By: Jacob Kim

The European Union has updated its auction rules for renewable hydrogen projects to limit reliance on Chinese-made parts. By December 2024, projects must ensure that Chinese components will not exceed 25% of production capacity. This move is aimed at protecting Europe’s renewable energy supply chain and reducing dependence on China, which currently dominates global markets for solar, electric vehicles, and electrolysers. These changes align with the Draghi report’s recommendations for stronger industrial policies and investment to maintain Europe’s competitive edge.
The new rules will impact the EU’s Hydrogen Bank, which plans to distribute €1.2 billion in grants at the upcoming auction.
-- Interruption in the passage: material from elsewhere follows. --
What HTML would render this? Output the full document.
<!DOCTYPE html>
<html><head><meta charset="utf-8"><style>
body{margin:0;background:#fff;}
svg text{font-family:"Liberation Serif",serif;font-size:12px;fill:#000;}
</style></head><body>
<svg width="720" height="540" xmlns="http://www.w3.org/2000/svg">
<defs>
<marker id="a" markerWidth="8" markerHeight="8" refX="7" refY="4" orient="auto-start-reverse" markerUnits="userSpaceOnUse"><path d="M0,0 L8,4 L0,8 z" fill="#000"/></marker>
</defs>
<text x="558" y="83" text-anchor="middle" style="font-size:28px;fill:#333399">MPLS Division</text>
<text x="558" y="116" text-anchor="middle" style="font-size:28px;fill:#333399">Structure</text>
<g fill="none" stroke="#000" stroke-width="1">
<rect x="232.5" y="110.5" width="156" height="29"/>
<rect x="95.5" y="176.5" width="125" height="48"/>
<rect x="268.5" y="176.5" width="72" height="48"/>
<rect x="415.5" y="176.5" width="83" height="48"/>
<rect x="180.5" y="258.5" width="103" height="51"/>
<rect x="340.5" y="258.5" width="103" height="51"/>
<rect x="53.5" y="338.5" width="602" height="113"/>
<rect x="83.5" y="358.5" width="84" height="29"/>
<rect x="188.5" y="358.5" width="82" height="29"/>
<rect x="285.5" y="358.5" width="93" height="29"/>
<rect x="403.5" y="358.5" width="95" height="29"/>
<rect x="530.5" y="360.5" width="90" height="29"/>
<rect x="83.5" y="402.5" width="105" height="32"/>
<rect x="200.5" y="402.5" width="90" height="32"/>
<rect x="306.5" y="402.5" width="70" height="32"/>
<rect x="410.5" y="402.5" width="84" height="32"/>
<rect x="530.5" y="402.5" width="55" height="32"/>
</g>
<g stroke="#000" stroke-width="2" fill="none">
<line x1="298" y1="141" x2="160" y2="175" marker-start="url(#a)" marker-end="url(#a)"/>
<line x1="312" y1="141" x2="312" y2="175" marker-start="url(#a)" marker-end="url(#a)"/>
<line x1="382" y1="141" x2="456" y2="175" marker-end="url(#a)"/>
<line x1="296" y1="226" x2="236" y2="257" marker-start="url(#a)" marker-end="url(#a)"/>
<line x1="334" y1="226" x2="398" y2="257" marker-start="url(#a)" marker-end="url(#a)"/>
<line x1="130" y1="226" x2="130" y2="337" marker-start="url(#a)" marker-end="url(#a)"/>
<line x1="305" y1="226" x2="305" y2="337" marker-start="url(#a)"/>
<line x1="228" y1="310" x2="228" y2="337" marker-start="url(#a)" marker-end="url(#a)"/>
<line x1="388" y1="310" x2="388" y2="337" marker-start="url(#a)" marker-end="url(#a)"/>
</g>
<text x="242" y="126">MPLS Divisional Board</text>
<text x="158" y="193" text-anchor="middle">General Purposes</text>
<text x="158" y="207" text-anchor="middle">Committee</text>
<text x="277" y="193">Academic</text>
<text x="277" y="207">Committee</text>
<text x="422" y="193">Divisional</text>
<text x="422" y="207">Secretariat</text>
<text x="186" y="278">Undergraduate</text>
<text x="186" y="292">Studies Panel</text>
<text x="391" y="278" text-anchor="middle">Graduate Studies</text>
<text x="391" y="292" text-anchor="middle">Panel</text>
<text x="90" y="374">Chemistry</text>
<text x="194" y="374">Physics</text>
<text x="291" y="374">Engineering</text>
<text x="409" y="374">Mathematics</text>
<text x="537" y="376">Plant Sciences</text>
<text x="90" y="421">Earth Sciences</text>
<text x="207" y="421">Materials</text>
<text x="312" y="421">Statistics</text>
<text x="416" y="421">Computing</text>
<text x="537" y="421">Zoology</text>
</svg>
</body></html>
This is part of broader efforts to address energy security concerns and create resilient supply chains needed to achieve climate goals. According to Hydrogen Europe CEO Jorgo Chatzimarkakis, these reforms are vital to building a strong European supply chain and overcoming bureaucratic hurdles that have hindered green expansion.
However, the decision to limit Chinese-made components could strain EU-China relations. By capping Chinese parts in hydrogen plants at 25%, the EU seeks to reduce its reliance on China for renewable energy technologies, especially electrolysers, which are essential for green hydrogen production. While this fits into the EU’s broader strategy of building independent supply chains, it risks sparking trade disputes. China, which dominates the global renewable energy supply chain, may view the restrictions as protectionist, potentially leading to retaliatory actions or strained trade ties. As competition for leadership in green energy grows between the EU and China, this policy may further fuel strategic rivalry. Additionally, ongoing investigations into Chinese electric vehicles and potential tariffs could exacerbate tensions and complicate future cooperation in renewable energy sectors.